• **PROBLEM TO SOLVE**:
Within the listing below, locate all lines containing the word "matches". Copy each one.

[Begin DATASET ENTRIES]

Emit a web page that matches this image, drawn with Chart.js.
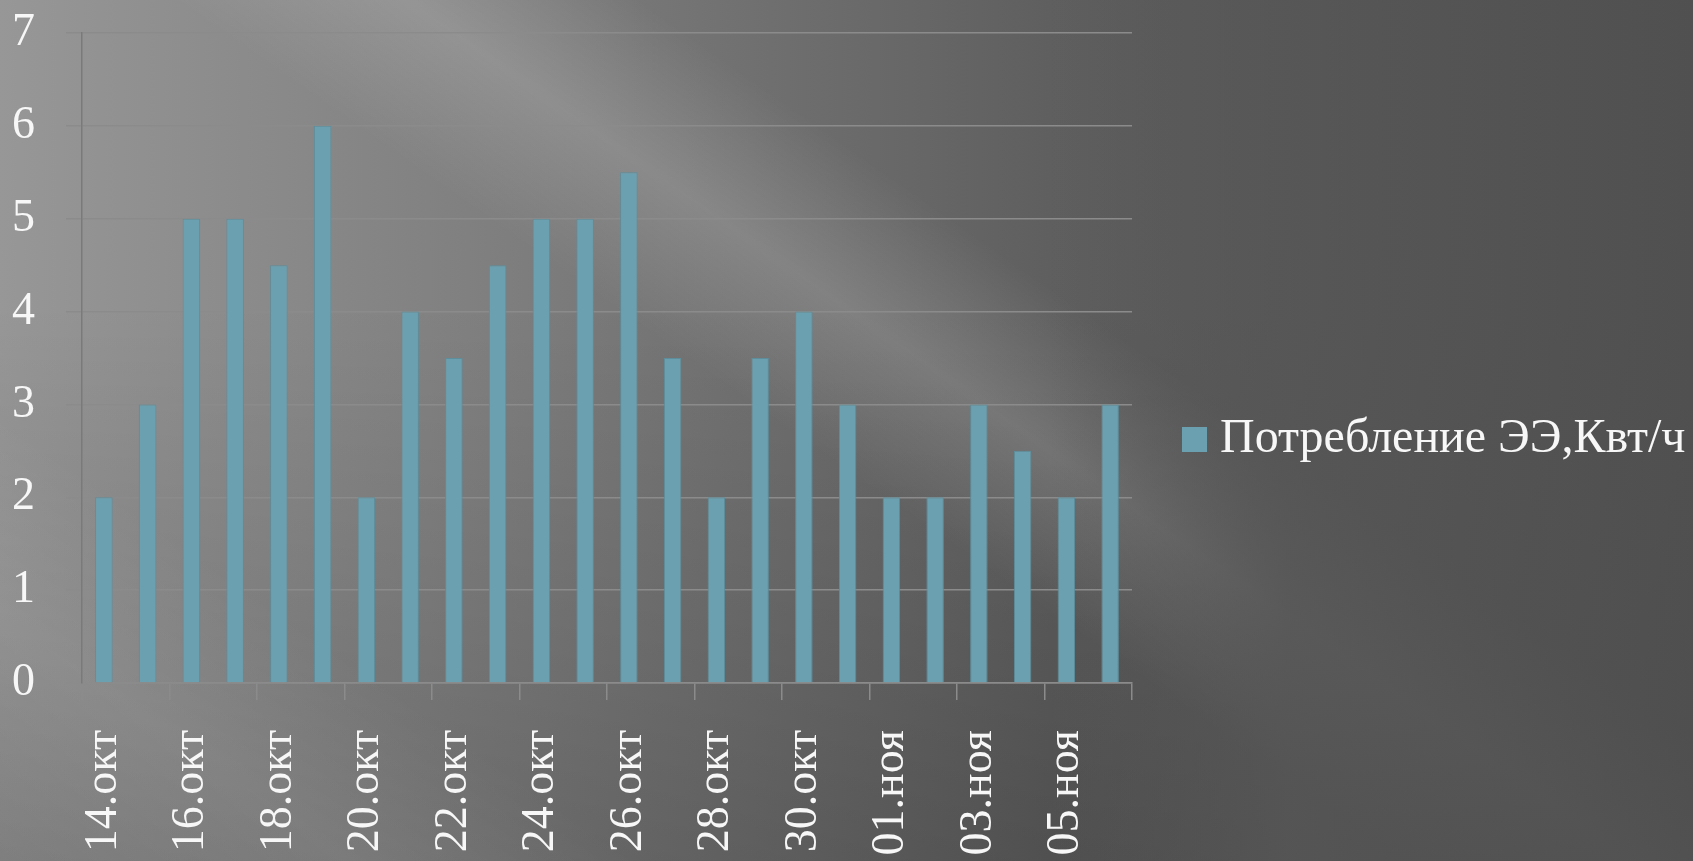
<!DOCTYPE html>
<html lang="ru">
<head>
<meta charset="utf-8">
<title>Потребление ЭЭ</title>
<script src="https://cdn.jsdelivr.net/npm/chart.js@4.4.1/dist/chart.umd.min.js"></script>
<style>
    html, body {
        margin: 0;
        padding: 0;
        width: 1693px;
        height: 861px;
        overflow: hidden;
    }
    body {
        background:
            linear-gradient(to right, rgba(86,86,86,0) 62%, rgba(86,86,86,0.85) 76%, rgba(80,80,80,0.9) 100%),
            linear-gradient(35deg, rgba(255,255,255,0) 0%, rgba(255,255,255,0.07) 12%, rgba(255,255,255,0) 22%,
                rgba(255,255,255,0) 48%, rgba(255,255,255,0.15) 56%, rgba(255,255,255,0) 64%),
            linear-gradient(to bottom, rgba(0,0,0,0) 35%, rgba(0,0,0,0.16) 100%),
            linear-gradient(to right, #979797 0%, #7e7e7e 30%, #5f5f5f 62%, #515151 100%);
    }
    #chart-wrap {
        position: relative;
        width: 1693px;
        height: 861px;
    }
    #legend {
        position: absolute;
        left: 1182px;
        top: 412px;
        font-family: 'Liberation Serif', 'Times New Roman', serif;
        font-size: 48px;
        line-height: 48px;
        color: #f7f7f7;
        white-space: nowrap;
    }
    #legend .swatch {
        position: absolute;
        left: 0;
        top: 15px;
        width: 25px;
        height: 25px;
    }
    #legend .text {
        position: absolute;
        left: 38px;
        top: 0;
    }
</style>
</head>
<body>
<div id="chart-wrap">
    <canvas id="energy-chart"></canvas>
    <div id="legend"><span class="swatch"></span><span class="text"></span></div>
</div>
<script>
// --------------------------------------------------------------------------
// Data
// --------------------------------------------------------------------------
const dates = [
    '14.окт', '15.окт', '16.окт', '17.окт', '18.окт', '19.окт', '20.окт', '21.окт',
    '22.окт', '23.окт', '24.окт', '25.окт', '26.окт', '27.окт', '28.окт', '29.окт',
    '30.окт', '31.окт', '01.ноя', '02.ноя', '03.ноя', '04.ноя', '05.ноя', '06.ноя'
];
const consumption = [
    2, 3, 5, 5, 4.5, 6, 2, 4,
    3.5, 4.5, 5, 5, 5.5, 3.5, 2, 3.5,
    4, 3, 2, 2, 3, 2.5, 2, 3
];
const seriesName = 'Потребление ЭЭ,Квт/ч';
const yTicks = [0, 1, 2, 3, 4, 5, 6, 7];

// --------------------------------------------------------------------------
// Styles
// --------------------------------------------------------------------------
const serif = "'Liberation Serif', 'Times New Roman', serif";
const lineColor = '#8b8b8b';
const textColor = '#f7f7f7';
const barColor = '#6aa0b0';

// HTML legend (Chart.js caps a right-hand legend at a quarter of the width)
document.querySelector('#legend .text').textContent = seriesName;
document.querySelector('#legend .swatch').style.background = barColor;

const ctx = document.getElementById('energy-chart').getContext('2d');

new Chart(ctx, {
    type: 'bar',
    data: {
        labels: dates,
        datasets: [{
            label: seriesName,
            data: consumption,
            backgroundColor: barColor,
            borderColor: '#5d8e9c',
            borderWidth: 1,
            barPercentage: 0.4,
            categoryPercentage: 1.0
        }]
    },
    options: {
        responsive: true,
        maintainAspectRatio: false,
        animation: false,
        layout: {
            padding: { top: 33, left: 12, right: 561, bottom: 0 }
        },
        scales: {
            x: {
                offset: true,
                afterFit: axis => {
                    axis.height = 178;
                    axis.paddingLeft = 0;
                    axis.paddingRight = 0;
                },
                grid: {
                    offset: true,
                    drawOnChartArea: false,
                    drawTicks: true,
                    tickLength: 17,
                    lineWidth: 1.5,
                    // tick marks only every second category boundary
                    color: c => (c.index === undefined || c.index % 2 === 0) ? lineColor : 'rgba(0,0,0,0)'
                },
                border: { display: true, color: lineColor, width: 1.5 },
                ticks: {
                    autoSkip: false,
                    minRotation: 90,
                    maxRotation: 90,
                    padding: 30,
                    color: textColor,
                    font: { family: serif, size: 46 },
                    callback: function (value, index) {
                        return index % 2 === 0 ? this.getLabelForValue(value) : '';
                    }
                }
            },
            y: {
                min: yTicks[0],
                max: yTicks[yTicks.length - 1],
                afterBuildTicks: axis => { axis.ticks = yTicks.map(v => ({ value: v })); },
                afterFit: axis => {
                    axis.width = 70;
                    axis.paddingTop = 0;
                    axis.paddingBottom = 0;
                },
                grid: {
                    color: lineColor,
                    lineWidth: 1.5,
                    tickLength: 16
                },
                border: { display: true, color: '#7a7a7a', width: 1.5 },
                ticks: {
                    padding: 31,
                    color: textColor,
                    font: { family: serif, size: 46 }
                }
            }
        },
        plugins: {
            legend: { display: false },
            tooltip: { enabled: false }
        }
    }
});
</script>
</body>
</html>
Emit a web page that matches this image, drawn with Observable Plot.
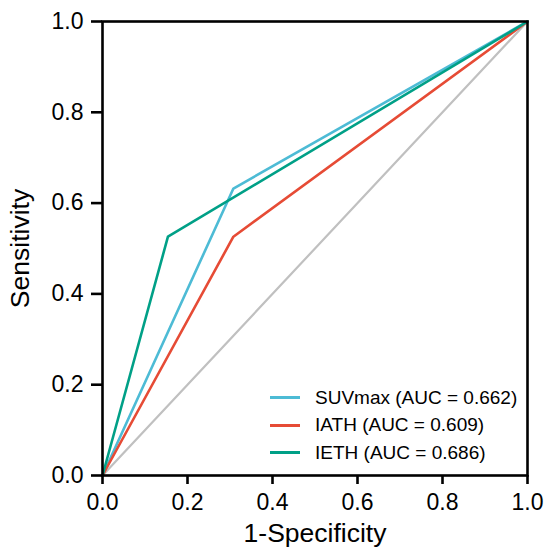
<!DOCTYPE html>
<html>
<head>
<meta charset="utf-8">
<script src="https://cdn.jsdelivr.net/npm/d3@7"></script>
<script src="https://cdn.jsdelivr.net/npm/@observablehq/plot@0.6"></script>
<style>
  html, body { margin: 0; padding: 0; background: #fff; }
  #wrap { position: relative; width: 547px; height: 550px; font-family: "Liberation Sans", Arial, sans-serif; }
  #wrap svg { font-family: "Liberation Sans", Arial, sans-serif; }
  g[aria-label="x-axis tick label"] text, g[aria-label="y-axis tick label"] text { font-size: 23px; fill: #000; }
  g[aria-label="x-axis tick"] path, g[aria-label="y-axis tick"] path { stroke: #000; stroke-width: 2.6px; }
  g[aria-label="x-axis label"] text, g[aria-label="y-axis label"] text { font-size: 26.5px; fill: #000; }
  #legend { position: absolute; left: 270px; top: 384px; font-size: 19px; color: #000; }
  #legend .row { display: flex; align-items: center; height: 27.5px; }
  #legend .key { width: 30px; height: 0; border-top: 3px solid; margin-right: 15px; }
</style>
</head>
<body>
<div id="wrap"></div>
<script>
const seriesNames = ["SUVmax", "IATH", "IETH"];
const seriesAUC = [0.662, 0.609, 0.686];
const seriesColors = ["#4DBBD5", "#E64B35", "#00A087"];
const fpr = {
  SUVmax: [0, 0.308, 1],
  IATH:   [0, 0.308, 1],
  IETH:   [0, 0.154, 1]
};
const tpr = {
  SUVmax: [0, 0.632, 1],
  IATH:   [0, 0.526, 1],
  IETH:   [0, 0.526, 1]
};
const diagX = [0, 1];
const diagY = [0, 1];
const tickValues = [0, 0.2, 0.4, 0.6, 0.8, 1.0];

const rows = [];
seriesNames.forEach(s => fpr[s].forEach((x, i) => rows.push({series: s, x, y: tpr[s][i]})));
const diag = diagX.map((x, i) => ({x, y: diagY[i]}));

const plot = Plot.plot({
  width: 547,
  height: 550,
  marginLeft: 102,
  marginRight: 20,
  marginTop: 21,
  marginBottom: 75,
  x: {domain: [0, 1]},
  y: {domain: [0, 1]},
  color: {domain: seriesNames, range: seriesColors},
  marks: [
    Plot.line(diag, {x: "x", y: "y", stroke: "#c0c0c0", strokeWidth: 2.2}),
    Plot.line(rows, {x: "x", y: "y", z: "series", stroke: "series", strokeWidth: 2.6}),
    Plot.frame({stroke: "#000", strokeWidth: 2.6}),
    Plot.axisX({ticks: tickValues, tickFormat: d3.format(".1f"), tickSize: 9, tickPadding: 9,
      strokeWidth: 2.6, fontSize: 23, color: "#000", label: "1-Specificity", labelAnchor: "center", labelArrow: "none", labelOffset: 66}),
    Plot.axisY({ticks: tickValues, tickFormat: d3.format(".1f"), tickSize: 11, tickPadding: 8,
      strokeWidth: 2.6, fontSize: 23, color: "#000", label: "Sensitivity", labelAnchor: "center", labelArrow: "none", labelOffset: 92})
  ]
});
const wrap = document.getElementById("wrap");
wrap.appendChild(plot);

const legend = document.createElement("div");
legend.id = "legend";
seriesNames.forEach((s, i) => {
  const row = document.createElement("div");
  row.className = "row";
  const key = document.createElement("span");
  key.className = "key";
  key.style.borderTopColor = seriesColors[i];
  const label = document.createElement("span");
  label.textContent = `${s} (AUC = ${seriesAUC[i].toFixed(3)})`;
  row.appendChild(key);
  row.appendChild(label);
  legend.appendChild(row);
});
wrap.appendChild(legend);
</script>
</body>
</html>
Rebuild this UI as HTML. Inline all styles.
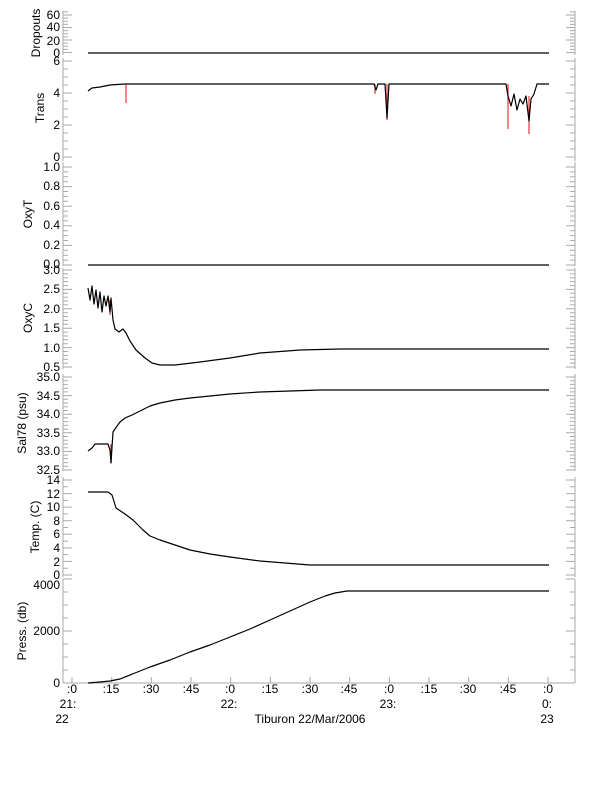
<!DOCTYPE html>
<html><head><meta charset="utf-8"><style>
body{margin:0;background:#fff}
svg{display:block;font-family:"Liberation Sans",sans-serif;font-size:12px}
</style></head><body>
<svg id="s" width="612" height="785" viewBox="0 0 612 785" xmlns="http://www.w3.org/2000/svg">
<rect width="612" height="785" fill="#fff"/>
<g id="ax" stroke="#aaa" stroke-width="1" fill="none"></g>
<g fill="#000" text-anchor="end">
<text x="60" y="19">60</text><text x="60" y="31">40</text><text x="60" y="45">20</text><text x="60" y="57">0</text>
<text x="60" y="65">6</text><text x="60" y="97">4</text><text x="60" y="129">2</text><text x="60" y="161">0</text>
<text x="60" y="171">1.0</text><text x="60" y="190">0.8</text><text x="60" y="210">0.6</text><text x="60" y="229">0.4</text><text x="60" y="249">0.2</text><text x="60" y="268">0.0</text>
<text x="60" y="274">3.0</text><text x="60" y="293">2.5</text><text x="60" y="313">2.0</text><text x="60" y="332">1.5</text><text x="60" y="352">1.0</text><text x="60" y="371">0.5</text>
<text x="60" y="381">35.0</text><text x="60" y="400">34.5</text><text x="60" y="418">34.0</text><text x="60" y="437">33.5</text><text x="60" y="455">33.0</text><text x="60" y="474">32.5</text>
<text x="60" y="484">14</text><text x="60" y="498">12</text><text x="60" y="511">10</text><text x="60" y="525">8</text><text x="60" y="538">6</text><text x="60" y="552">4</text><text x="60" y="566">2</text><text x="60" y="579">0</text>
<text x="60" y="589">4000</text><text x="60" y="635">2000</text><text x="60" y="687">0</text>
</g>
<g fill="#000" text-anchor="middle">
<text transform="translate(40,33) rotate(-90)">Dropouts</text>
<text transform="translate(44,108) rotate(-90)">Trans</text>
<text transform="translate(32,214) rotate(-90)">OxyT</text>
<text transform="translate(32,318) rotate(-90)">OxyC</text>
<text transform="translate(26,423) rotate(-90)">Sal78 (psu)</text>
<text transform="translate(39,527) rotate(-90)">Temp. (C)</text>
<text transform="translate(26,631) rotate(-90)">Press. (db)</text>
<text x="72" y="693">:0</text><text x="111" y="693">:15</text><text x="151" y="693">:30</text><text x="191" y="693">:45</text>
<text x="230" y="693">:0</text><text x="270" y="693">:15</text><text x="310" y="693">:30</text><text x="349" y="693">:45</text>
<text x="389" y="693">:0</text><text x="429" y="693">:15</text><text x="468" y="693">:30</text><text x="508" y="693">:45</text><text x="548" y="693">:0</text>
<text x="68" y="708">21:</text><text x="229" y="708">22:</text><text x="388" y="708">23:</text><text x="547" y="708">0:</text>
<text x="62" y="723">22</text><text x="310" y="723">Tiburon 22/Mar/2006</text><text x="547" y="723">23</text>
</g>
<g fill="none" stroke-width="1.2" stroke-linejoin="round">
<path d="M88 53H549" stroke="#000"/>
<path d="M126 84V103M375 84V94M387 84V120M508 84V129M529 96V134M111 444V463M110 300V315" stroke="#e33"/>
<path d="M88 91L92 88L100 87L110 85L125 84H374L376 90L378 84H385L387 118L389 84H506L508 96L511 106L514 94L517 110L520 99L523 104L526 96L529 121L531 99L534 94L537 84H549" stroke="#000"/>
<path d="M88 265H549" stroke="#000"/>
<path d="M88 288L90 300L92 286L94 304L96 290L98 308L100 292L102 312L104 296L106 306L108 296L110 312L111 298L113 320L115 329L119 332L123 329L126 333L130 341L136 350L145 358L152 363L160 365L175 365L200 362L230 358L260 353L300 350L340 349L549 349" stroke="#000"/>
<path d="M88 451L92 448L95 444L108 444L110 450L111 463L113 432L115 429L120 422L125 418L132 415L140 411L150 406L160 403L175 400L190 398L210 396L230 394L260 392L290 391L320 390L549 390" stroke="#000"/>
<path d="M88 492L108 492L112 495L116 508L125 514L133 520L143 530L150 536L160 540L175 545L190 550L210 554L230 557L260 561L285 563L310 565L549 565" stroke="#000"/>
<path d="M88 683L100 682L110 681L120 679L135 673L150 667L170 660L190 652L210 645L230 637L250 629L270 620L290 611L310 602L325 596L335 593L347 591L549 591" stroke="#000"/>
</g>
</svg>
<script>
var ax=document.getElementById('ax'),d='';
function P(t,b,v0,px,lo,hi,maj,mn){
 d+='M63 '+t+'V'+b+'M575 '+t+'V'+b;
 for(var v=lo;v<=hi+1e-9;v+=mn){var y=(v0-v*px).toFixed(1);var big=Math.abs(v/maj-Math.round(v/maj))<1e-6;var L=big?9:5;
 if(y<t-0.5||y>b+0.5)continue;
 d+='M63 '+y+'h'+L+'M575 '+y+'h-'+L;}
}
P(11,55,52.5,0.625,0,65,20,5);
P(58,161,157,16,0,6,2,0.5);
P(162,266,265,98,0,1,0.2,0.05);
P(268,369,270+3*38.8,38.8,0.5,3,0.5,0.1);
P(374,471,377+35*37.2,37.2,32.5,35,0.5,0.1);
P(477,577,575,6.786,0,14,2,1);
P(579,683,683,0.026,0,4000,2000,500);
d+='M63 683H575';
for(var i=0;i<=12;i++){var x=(72+i*39.67).toFixed(1);d+='M'+x+' 683v-6';}
var p=document.createElementNS('http://www.w3.org/2000/svg','path');p.setAttribute('d',d);ax.appendChild(p);
</script>
</body></html>
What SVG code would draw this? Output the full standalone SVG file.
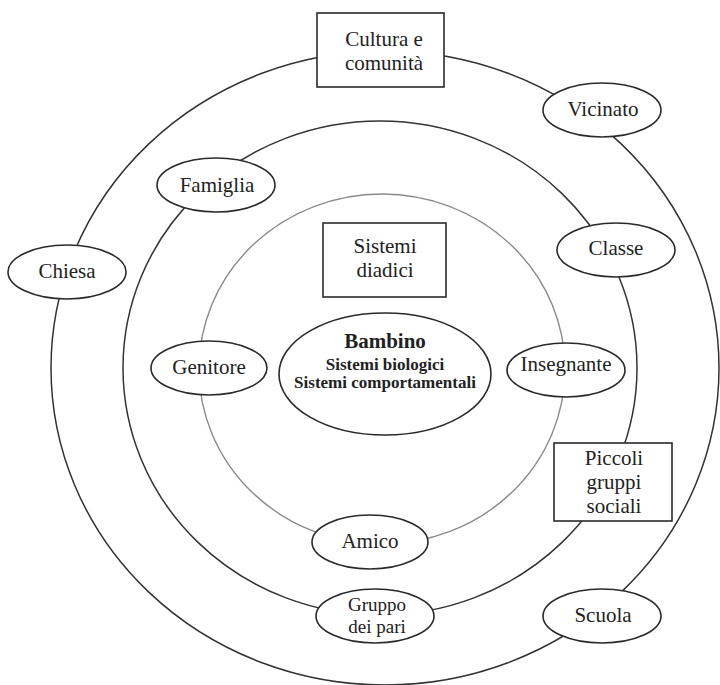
<svg xmlns="http://www.w3.org/2000/svg" width="720" height="685" viewBox="0 0 720 685">
<style>
text{font-family:"Liberation Serif","Times New Roman",serif;font-size:21px;fill:#222;text-anchor:middle}
.node{fill:#fff;stroke:#2a2a2a;stroke-width:1.6}
.ring{fill:none;stroke:#333;stroke-width:1.5}
.ring.inner{stroke:#8a8a8a;stroke-width:1.4}
.b{font-weight:bold}
.sub{font-size:17px}
.tight{font-size:19px}
</style>
<rect width="720" height="685" fill="#fff"/>
<g id="connectors">
<ellipse class="ring" cx="385" cy="368" rx="334" ry="317"/>
<ellipse class="ring" cx="380" cy="368" rx="257" ry="247"/>
<ellipse class="ring inner" cx="382" cy="369" rx="183" ry="175"/>
</g>
<g id="cultura"><rect class="node" x="317" y="13" width="127" height="74"/><text x="384" y="46">Cultura e</text><text x="384" y="70">comunità</text></g>
<g id="vicinato"><ellipse class="node" cx="602" cy="110" rx="59" ry="27"/><text x="603" y="116">Vicinato</text></g>
<g id="famiglia"><ellipse class="node" cx="216" cy="185" rx="59" ry="27"/><text x="217" y="192">Famiglia</text></g>
<g id="classe"><ellipse class="node" cx="616" cy="250" rx="59" ry="27"/><text x="616" y="255">Classe</text></g>
<g id="chiesa"><ellipse class="node" cx="67" cy="272" rx="59" ry="27"/><text x="67" y="278">Chiesa</text></g>
<g id="sistemi-diadici"><rect class="node" x="323" y="223" width="123" height="74"/><text x="385" y="253">Sistemi</text><text x="385" y="277">diadici</text></g>
<g id="bambino"><ellipse class="node" cx="385" cy="374" rx="106" ry="61"/><text class="b" x="385" y="348">Bambino</text><text class="b sub" x="385" y="370">Sistemi biologici</text><text class="b sub" x="385" y="388">Sistemi comportamentali</text></g>
<g id="genitore"><ellipse class="node" cx="209" cy="368" rx="58" ry="27"/><text x="209" y="374">Genitore</text></g>
<g id="insegnante"><ellipse class="node" cx="566" cy="370" rx="59" ry="27"/><text x="566" y="371">Insegnante</text></g>
<g id="piccoli-gruppi"><rect class="node" x="554" y="443" width="118" height="78"/><text x="614" y="465">Piccoli</text><text x="614" y="489">gruppi</text><text x="614" y="513">sociali</text></g>
<g id="amico"><ellipse class="node" cx="370" cy="542" rx="58" ry="27"/><text x="370" y="548">Amico</text></g>
<g id="gruppo-pari"><ellipse class="node" cx="375" cy="616" rx="59" ry="27"/><text class="tight" x="377" y="611">Gruppo</text><text class="tight" x="377" y="633">dei pari</text></g>
<g id="scuola"><ellipse class="node" cx="602" cy="616" rx="59" ry="27"/><text x="603" y="622">Scuola</text></g>
</svg>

[End DATASET ENTRIES]

• **ANSWER FOR THE TASK**:
Emit a web page that matches this image, drawn with Chart.js.
Emit a web page that matches this image, drawn with Observable Plot.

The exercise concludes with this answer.